The measure places the needs of cyclists and pedestrians on a par with motorists and gives the county’s planning board a new tool to encourage walking and cycling. The bill was introduced by County Council Vice Chairman Eric Olson (D-College Park) and council member Mel Franklin (D-Upper Marlboro), and County Executive Rushern L. Baker III (D) is expected to sign it into law.
For decades, new developments in Prince George’s and many other jurisdictions have been required to measure the potential traffic they would create and then pay to mitigate it by installing traffic lights, widening roads or adding parking. Little attention has been paid to making new developments more friendly to cyclists or walkers.
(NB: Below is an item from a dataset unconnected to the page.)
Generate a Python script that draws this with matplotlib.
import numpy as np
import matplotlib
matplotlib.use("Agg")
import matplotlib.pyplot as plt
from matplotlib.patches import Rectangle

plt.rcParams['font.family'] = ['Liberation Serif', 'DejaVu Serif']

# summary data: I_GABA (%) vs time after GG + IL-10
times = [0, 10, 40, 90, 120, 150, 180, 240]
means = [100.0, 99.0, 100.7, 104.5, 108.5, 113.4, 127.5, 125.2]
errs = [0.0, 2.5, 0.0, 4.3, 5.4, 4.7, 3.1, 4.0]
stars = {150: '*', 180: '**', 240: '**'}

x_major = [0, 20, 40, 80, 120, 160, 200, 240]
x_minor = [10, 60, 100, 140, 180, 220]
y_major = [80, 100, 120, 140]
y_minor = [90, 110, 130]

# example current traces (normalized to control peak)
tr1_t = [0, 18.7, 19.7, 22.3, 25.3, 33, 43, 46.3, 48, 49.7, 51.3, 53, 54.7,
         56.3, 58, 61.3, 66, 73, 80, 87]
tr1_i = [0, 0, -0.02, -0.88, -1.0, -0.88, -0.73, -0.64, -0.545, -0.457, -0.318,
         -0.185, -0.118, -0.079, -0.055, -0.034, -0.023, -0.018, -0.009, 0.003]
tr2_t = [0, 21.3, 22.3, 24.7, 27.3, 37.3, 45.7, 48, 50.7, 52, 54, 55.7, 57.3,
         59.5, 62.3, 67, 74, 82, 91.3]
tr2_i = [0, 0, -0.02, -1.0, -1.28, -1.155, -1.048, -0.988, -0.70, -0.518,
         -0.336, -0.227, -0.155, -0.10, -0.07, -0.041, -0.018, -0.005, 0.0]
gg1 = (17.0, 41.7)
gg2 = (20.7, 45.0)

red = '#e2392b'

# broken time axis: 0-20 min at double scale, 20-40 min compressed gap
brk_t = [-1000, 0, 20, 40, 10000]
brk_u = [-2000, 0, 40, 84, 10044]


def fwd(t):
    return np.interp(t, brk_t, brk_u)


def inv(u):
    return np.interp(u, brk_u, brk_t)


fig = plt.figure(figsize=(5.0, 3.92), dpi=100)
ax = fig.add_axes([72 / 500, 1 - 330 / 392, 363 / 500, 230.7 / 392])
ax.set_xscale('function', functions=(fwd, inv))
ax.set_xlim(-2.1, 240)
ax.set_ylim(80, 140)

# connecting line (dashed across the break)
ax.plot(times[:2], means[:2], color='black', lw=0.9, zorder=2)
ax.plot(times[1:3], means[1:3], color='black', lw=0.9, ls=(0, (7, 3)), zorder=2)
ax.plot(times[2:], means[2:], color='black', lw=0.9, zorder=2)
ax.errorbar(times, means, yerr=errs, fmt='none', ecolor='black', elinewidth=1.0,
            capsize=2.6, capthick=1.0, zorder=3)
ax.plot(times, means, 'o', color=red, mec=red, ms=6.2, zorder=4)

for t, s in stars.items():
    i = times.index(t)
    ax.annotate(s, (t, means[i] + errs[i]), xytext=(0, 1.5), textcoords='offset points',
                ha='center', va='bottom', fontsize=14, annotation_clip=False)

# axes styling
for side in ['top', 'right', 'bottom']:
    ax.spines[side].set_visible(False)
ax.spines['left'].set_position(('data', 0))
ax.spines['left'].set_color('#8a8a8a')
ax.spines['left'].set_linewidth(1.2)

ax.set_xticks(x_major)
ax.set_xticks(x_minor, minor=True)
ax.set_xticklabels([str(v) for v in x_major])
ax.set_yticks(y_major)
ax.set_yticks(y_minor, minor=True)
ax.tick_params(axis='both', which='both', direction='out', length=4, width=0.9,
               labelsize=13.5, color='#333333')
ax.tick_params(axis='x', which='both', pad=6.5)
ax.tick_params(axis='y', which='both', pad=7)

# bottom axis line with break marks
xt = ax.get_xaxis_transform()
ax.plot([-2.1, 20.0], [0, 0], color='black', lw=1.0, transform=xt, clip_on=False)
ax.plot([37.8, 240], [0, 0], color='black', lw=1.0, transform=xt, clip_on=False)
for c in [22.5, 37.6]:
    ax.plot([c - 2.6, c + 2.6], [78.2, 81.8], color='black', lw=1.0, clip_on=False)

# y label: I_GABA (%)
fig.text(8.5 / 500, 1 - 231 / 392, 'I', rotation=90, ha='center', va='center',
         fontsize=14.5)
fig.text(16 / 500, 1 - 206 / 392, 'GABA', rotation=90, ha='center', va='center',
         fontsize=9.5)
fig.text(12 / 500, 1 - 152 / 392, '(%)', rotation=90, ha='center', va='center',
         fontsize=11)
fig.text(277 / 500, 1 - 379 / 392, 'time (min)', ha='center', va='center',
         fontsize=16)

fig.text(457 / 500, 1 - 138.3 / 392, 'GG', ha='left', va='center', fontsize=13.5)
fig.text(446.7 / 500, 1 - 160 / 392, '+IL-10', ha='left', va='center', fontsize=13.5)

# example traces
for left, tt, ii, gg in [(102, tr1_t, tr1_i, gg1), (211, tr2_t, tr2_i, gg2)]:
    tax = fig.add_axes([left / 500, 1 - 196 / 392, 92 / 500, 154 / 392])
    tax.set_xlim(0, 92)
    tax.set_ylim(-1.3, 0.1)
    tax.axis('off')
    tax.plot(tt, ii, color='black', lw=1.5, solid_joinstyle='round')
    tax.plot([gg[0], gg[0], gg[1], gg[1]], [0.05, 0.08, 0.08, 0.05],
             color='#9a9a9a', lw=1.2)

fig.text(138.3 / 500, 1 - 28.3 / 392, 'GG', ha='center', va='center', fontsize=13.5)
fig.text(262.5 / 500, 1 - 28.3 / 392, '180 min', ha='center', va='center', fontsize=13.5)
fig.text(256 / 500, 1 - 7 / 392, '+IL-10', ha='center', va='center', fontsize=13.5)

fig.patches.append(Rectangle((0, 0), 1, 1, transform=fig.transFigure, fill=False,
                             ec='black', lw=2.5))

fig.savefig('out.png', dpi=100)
The lack of bike paths and sidewalks is especially pronounced in the Washington suburbs, where a string of single-family homes were built without bike paths or sidewalks in the post-World War II era.
The legislation approved Tuesday would require most new developments in the county to calculate not only the amount of car traffic they would generate but also whether the projects are safe for cyclists and walkers. For those that are not, the developer would be asked to improve the area within a half-mile of the project.
In the Washington area, only the city of Rockville requires developers to examine cycling and pedestrian needs, said Cheryl Cort of the Coalition for Smarter Growth. She said that the requirements the county is seeking to impose are rare and that she did not know of any other place in the country that mandates them.
While other jurisdictions in the region, such as the District, Arlington County, Alexandria and Montgomery County have attempted to make their areas more hospitable to cyclists and pedestrians, none has formally required that the assessment be part of a developer’s plan, Cort said.
“We think this bill builds better communities,” Cort told the council. “Not enabling the planning board to make these essential links is an oversight that this bill corrects.”
Greg Billing of the Washington Area Bicyclists Association called the county’s approach “a very simple solution.”
In Prince George’s, most of the affected developers would be in what is known as the developed tier, inside the Beltway and relatively close to the county’s Metro stations.
Some developers worked with Olson to modify the bill to cap the amount they would have to spend to make improvements.
In addition to a lack of bike lanes and bike paths, Prince George’s has consistently led the region and the state in pedestrian fatalities. Since 2008, 81 people on foot have died in pedestrian-vehicle accidents, county data show. Maryland is third in the nation in pedestrian deaths.
“This is one important step of many the county can take to address pedestrian fatalities,” Cort said.
Baker recently established a CountyStat office that assessed pedestrian fatalities and accidents and found that the county lacks sufficient sidewalks, crosswalks, bike lanes and lighting in many areas.